Lopez further laments the loss of dedicated crew members and equipment providers. The loss of film doesn’t only mean the loss of productions, it also entails the loss of outlets for aspiring filmmakers. It’s both a cultural and economic issue, as creative people are leaving in droves to find suitable work.
“The question becomes: Is it possible for independent filmmakers in town, now that we’ve lost the incentives, to get the support they need from major production resources to create independent content that can do major festivals?” Lopez comments.
The sad answer to his question: For the most part local film has disappeared. Big productions are exiting or have already. With them goes talented crew members who could make a film-festival worthy short or feature. While his current outlook on Wilmington film is dismal, he does believe in the future, state incentives and other perks will regain prominence and usher in a new wave of activity.

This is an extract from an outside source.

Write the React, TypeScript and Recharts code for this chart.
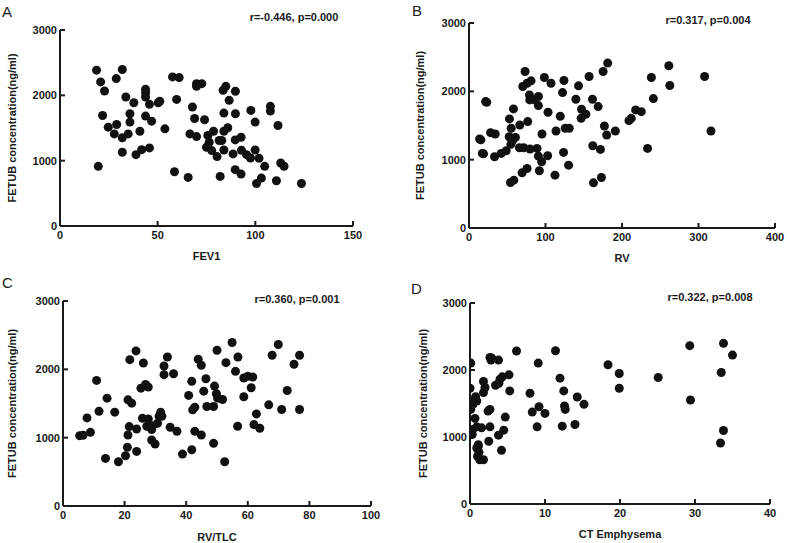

For now, however, Lopez looks forward to setting Wilmington ablaze with the spirit of indie cinema, but he has no intentions of passing the festival’s torch to someone else. “If somebody had an interest to take over the reins, they could talk to me about it, but at this point, I don’t think it’s necessary,” he says. “I would just encourage someone to do their own thing. All they’ll inherit is a nightmare. You’d want to do your own thing because that’s the spirit of independent art.”